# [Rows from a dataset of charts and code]
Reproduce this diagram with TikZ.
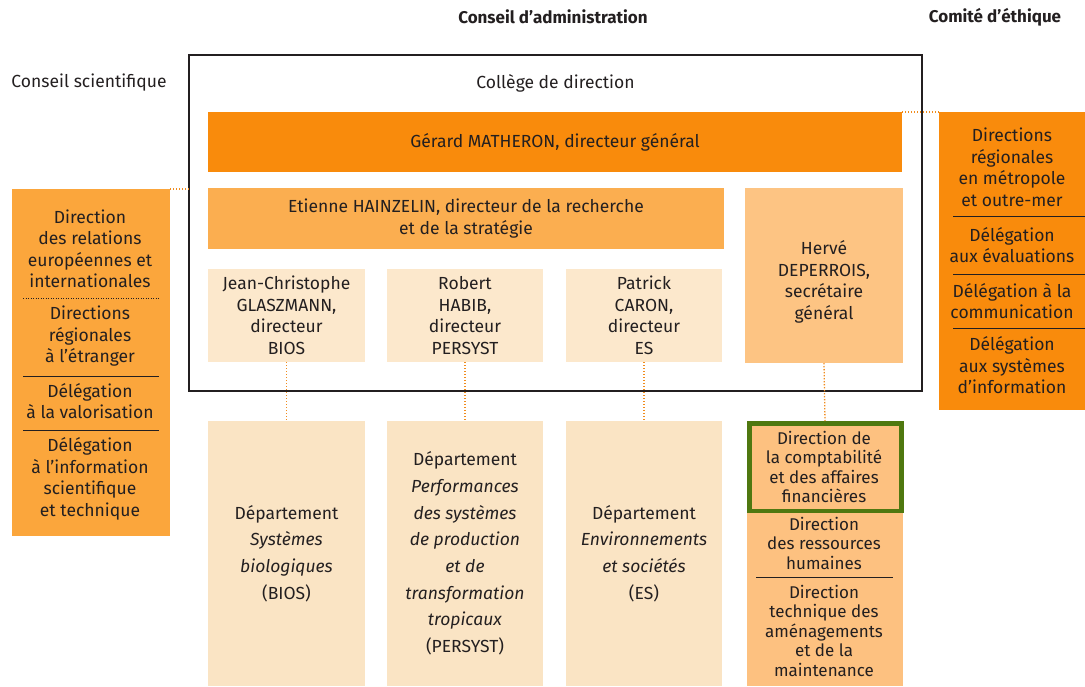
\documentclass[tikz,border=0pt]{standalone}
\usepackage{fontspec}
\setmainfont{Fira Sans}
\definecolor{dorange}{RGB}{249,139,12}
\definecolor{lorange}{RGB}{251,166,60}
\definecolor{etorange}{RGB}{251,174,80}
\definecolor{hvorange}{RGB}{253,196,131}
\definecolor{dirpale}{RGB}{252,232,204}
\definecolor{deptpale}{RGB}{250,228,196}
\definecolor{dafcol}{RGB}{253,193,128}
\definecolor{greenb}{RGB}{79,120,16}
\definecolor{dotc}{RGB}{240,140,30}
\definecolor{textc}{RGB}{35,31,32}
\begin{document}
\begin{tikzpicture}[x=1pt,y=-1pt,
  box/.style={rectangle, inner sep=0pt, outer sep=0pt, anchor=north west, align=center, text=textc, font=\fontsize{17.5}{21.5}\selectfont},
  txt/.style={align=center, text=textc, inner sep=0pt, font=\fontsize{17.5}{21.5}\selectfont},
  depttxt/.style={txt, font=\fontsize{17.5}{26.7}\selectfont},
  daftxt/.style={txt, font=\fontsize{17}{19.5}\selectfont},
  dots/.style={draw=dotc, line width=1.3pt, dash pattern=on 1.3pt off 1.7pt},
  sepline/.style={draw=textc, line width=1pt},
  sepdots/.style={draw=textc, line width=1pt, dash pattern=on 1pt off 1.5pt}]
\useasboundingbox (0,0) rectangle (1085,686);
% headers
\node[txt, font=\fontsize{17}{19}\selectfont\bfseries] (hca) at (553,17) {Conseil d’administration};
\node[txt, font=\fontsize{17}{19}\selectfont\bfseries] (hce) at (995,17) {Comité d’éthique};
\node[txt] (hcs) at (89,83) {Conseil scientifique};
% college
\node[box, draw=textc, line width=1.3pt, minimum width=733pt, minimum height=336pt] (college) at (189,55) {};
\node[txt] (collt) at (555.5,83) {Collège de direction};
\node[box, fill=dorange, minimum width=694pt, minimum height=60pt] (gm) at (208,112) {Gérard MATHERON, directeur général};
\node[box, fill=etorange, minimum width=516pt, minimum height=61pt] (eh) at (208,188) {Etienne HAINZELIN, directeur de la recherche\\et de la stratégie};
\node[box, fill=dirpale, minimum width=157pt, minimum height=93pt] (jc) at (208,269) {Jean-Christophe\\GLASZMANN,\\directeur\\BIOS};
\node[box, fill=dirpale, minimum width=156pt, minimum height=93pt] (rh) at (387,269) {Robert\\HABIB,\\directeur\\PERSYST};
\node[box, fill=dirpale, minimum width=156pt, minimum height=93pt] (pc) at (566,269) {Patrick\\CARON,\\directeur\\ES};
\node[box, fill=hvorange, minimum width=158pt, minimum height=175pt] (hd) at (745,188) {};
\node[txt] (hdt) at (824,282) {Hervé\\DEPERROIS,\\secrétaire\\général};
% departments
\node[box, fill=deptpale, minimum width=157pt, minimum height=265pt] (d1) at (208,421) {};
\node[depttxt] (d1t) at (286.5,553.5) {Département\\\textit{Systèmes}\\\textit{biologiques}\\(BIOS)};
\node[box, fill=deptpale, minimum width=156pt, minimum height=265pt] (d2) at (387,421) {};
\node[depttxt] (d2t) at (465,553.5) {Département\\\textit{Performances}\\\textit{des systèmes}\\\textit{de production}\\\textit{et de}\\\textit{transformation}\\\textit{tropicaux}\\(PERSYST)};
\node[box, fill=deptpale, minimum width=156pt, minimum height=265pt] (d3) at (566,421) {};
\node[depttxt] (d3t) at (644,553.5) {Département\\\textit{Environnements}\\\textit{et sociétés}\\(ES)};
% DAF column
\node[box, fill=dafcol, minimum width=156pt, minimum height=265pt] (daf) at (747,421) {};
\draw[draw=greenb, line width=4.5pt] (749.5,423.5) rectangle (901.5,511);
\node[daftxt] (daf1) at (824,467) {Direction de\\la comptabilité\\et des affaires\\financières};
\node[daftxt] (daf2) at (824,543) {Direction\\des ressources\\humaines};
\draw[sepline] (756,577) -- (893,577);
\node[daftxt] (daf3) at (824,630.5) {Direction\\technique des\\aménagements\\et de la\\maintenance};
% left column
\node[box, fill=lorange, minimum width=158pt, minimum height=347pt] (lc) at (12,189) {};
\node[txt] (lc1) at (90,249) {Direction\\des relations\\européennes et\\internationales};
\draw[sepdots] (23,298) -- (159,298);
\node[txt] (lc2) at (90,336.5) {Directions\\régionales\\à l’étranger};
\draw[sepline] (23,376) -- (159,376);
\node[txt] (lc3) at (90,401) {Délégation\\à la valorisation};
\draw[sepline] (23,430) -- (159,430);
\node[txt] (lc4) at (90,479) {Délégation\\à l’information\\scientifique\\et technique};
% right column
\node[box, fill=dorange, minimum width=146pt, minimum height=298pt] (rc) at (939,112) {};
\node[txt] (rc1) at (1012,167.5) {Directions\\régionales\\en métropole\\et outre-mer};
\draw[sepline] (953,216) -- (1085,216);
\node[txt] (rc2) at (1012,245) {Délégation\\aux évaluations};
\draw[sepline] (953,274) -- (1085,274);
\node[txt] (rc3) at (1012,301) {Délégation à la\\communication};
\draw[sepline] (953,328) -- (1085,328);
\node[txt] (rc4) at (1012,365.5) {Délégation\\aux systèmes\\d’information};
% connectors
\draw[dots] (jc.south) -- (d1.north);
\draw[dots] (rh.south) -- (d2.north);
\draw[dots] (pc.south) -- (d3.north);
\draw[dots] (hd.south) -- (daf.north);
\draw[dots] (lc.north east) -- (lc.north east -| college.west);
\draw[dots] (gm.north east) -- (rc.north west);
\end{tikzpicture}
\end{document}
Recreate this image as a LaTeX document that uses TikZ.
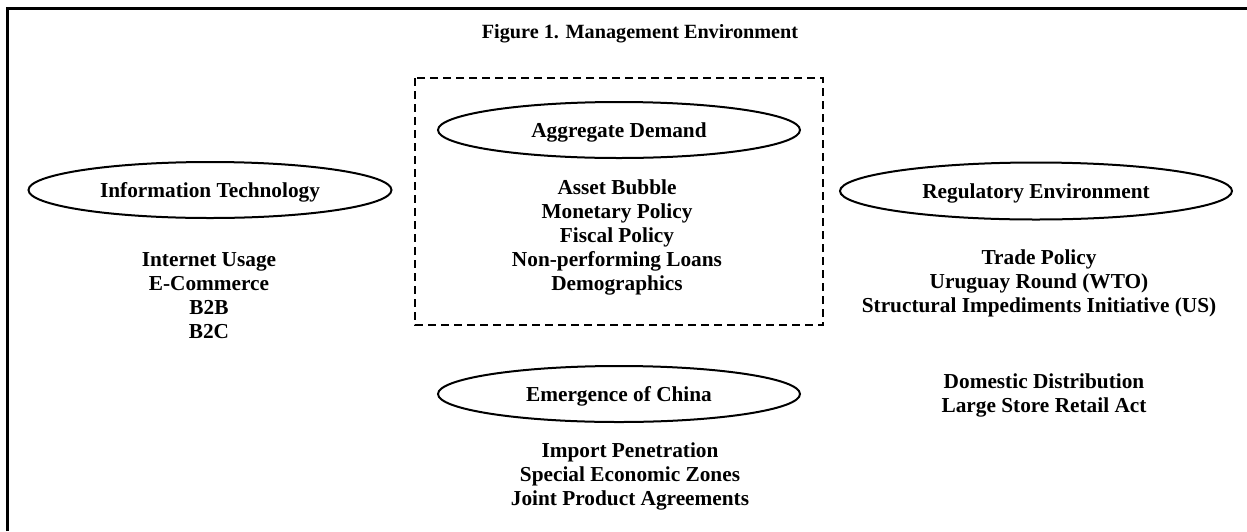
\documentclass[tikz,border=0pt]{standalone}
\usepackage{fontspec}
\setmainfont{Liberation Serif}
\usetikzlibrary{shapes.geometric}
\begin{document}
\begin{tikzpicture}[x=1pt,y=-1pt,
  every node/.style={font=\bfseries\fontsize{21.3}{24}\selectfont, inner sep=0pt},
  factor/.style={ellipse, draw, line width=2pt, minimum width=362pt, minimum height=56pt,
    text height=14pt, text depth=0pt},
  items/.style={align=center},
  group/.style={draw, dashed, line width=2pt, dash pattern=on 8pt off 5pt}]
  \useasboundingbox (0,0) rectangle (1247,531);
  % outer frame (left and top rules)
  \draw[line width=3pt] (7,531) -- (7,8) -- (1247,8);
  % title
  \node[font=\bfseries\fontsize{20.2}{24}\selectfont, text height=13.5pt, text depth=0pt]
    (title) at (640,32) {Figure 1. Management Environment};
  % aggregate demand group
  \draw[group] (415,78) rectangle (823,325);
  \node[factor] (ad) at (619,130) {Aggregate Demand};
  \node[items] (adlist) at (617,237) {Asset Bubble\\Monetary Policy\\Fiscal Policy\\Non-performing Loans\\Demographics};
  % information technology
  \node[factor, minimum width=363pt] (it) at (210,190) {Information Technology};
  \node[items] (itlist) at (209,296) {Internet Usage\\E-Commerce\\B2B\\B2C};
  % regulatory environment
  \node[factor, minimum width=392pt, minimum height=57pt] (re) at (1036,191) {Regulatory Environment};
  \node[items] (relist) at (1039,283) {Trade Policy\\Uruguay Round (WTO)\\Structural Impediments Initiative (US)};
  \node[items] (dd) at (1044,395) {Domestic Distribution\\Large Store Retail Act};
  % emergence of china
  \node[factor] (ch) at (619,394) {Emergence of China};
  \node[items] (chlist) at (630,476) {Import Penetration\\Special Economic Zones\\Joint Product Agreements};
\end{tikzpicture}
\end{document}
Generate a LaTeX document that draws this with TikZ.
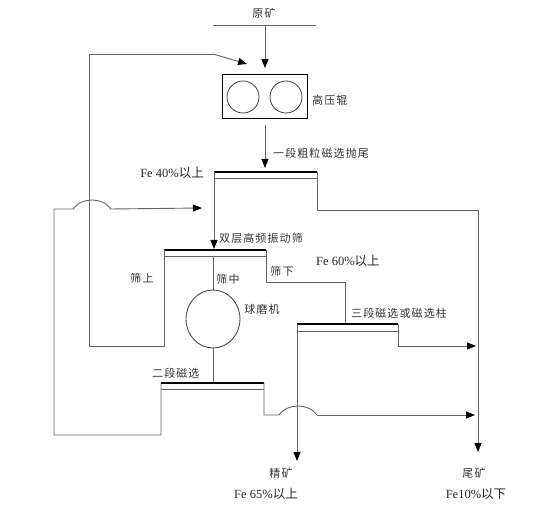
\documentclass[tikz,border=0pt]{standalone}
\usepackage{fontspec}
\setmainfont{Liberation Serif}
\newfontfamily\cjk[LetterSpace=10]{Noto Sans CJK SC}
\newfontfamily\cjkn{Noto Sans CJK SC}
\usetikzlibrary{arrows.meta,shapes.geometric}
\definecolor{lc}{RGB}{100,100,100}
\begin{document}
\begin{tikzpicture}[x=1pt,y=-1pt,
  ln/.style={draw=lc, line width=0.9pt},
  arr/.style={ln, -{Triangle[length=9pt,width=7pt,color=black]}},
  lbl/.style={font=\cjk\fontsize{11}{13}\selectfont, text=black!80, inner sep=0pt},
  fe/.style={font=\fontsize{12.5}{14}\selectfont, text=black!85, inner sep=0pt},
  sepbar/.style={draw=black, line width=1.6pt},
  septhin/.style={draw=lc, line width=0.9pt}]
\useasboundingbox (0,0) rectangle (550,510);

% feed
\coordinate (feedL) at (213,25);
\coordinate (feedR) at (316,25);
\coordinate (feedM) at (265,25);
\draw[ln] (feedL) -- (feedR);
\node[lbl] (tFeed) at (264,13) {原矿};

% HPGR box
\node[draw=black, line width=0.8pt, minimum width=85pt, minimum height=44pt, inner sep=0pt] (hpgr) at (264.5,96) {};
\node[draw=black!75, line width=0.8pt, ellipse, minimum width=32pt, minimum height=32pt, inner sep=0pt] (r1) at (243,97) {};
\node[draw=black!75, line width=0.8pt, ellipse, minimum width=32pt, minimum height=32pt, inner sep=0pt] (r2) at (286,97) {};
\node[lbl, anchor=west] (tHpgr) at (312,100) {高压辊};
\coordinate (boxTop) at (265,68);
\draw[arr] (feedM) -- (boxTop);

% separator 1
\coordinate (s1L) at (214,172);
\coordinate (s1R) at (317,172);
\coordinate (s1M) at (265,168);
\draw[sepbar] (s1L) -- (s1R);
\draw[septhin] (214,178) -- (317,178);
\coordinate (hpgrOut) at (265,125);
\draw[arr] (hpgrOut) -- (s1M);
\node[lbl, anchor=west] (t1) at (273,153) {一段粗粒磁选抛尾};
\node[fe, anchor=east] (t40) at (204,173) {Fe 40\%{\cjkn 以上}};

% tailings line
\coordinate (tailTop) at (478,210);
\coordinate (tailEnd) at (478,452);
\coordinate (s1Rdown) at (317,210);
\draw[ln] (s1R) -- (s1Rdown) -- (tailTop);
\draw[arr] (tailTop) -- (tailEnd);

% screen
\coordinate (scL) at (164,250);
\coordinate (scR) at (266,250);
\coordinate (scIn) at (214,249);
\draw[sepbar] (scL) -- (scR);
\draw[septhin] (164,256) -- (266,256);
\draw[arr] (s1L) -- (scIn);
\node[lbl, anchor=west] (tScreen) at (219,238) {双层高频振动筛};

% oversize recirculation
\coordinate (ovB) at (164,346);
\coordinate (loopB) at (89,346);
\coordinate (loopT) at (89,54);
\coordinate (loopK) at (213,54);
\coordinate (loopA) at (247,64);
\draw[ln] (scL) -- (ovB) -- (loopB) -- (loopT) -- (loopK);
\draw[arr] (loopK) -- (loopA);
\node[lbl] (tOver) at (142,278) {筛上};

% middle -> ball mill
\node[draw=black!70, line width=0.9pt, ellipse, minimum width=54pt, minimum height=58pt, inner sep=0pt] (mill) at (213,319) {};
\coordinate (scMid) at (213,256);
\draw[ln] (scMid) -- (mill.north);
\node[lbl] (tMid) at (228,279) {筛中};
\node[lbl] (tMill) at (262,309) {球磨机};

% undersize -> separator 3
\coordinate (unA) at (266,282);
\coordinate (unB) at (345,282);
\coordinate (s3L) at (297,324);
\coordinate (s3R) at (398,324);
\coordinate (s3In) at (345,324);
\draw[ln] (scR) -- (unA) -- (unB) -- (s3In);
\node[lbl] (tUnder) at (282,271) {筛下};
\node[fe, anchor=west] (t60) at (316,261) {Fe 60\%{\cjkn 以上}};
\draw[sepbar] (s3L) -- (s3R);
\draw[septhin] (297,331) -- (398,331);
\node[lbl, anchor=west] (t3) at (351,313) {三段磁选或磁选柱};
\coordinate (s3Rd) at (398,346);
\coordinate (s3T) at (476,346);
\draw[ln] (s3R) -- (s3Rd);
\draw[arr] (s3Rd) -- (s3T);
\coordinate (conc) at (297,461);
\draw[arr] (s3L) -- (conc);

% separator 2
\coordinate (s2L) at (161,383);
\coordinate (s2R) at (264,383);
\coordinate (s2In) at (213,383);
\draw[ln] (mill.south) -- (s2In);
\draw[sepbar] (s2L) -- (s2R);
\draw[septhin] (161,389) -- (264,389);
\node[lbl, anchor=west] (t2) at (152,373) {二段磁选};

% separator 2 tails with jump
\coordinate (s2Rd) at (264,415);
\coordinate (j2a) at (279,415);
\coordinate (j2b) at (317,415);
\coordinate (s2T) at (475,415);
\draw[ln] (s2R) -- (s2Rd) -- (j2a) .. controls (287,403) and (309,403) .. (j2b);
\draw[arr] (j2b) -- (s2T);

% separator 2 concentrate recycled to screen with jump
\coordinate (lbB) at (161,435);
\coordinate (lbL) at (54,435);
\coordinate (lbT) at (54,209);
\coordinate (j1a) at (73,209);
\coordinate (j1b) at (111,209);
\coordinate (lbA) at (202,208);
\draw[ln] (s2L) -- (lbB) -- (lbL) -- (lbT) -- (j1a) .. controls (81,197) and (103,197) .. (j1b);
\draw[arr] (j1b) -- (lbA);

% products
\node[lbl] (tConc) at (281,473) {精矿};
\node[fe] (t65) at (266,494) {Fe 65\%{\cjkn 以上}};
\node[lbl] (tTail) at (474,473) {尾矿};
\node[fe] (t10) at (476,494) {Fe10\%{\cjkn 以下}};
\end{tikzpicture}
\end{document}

# [Task directions]
Give only the number of lines in the listing above that include the string "with".

# [Output of the exercise]
4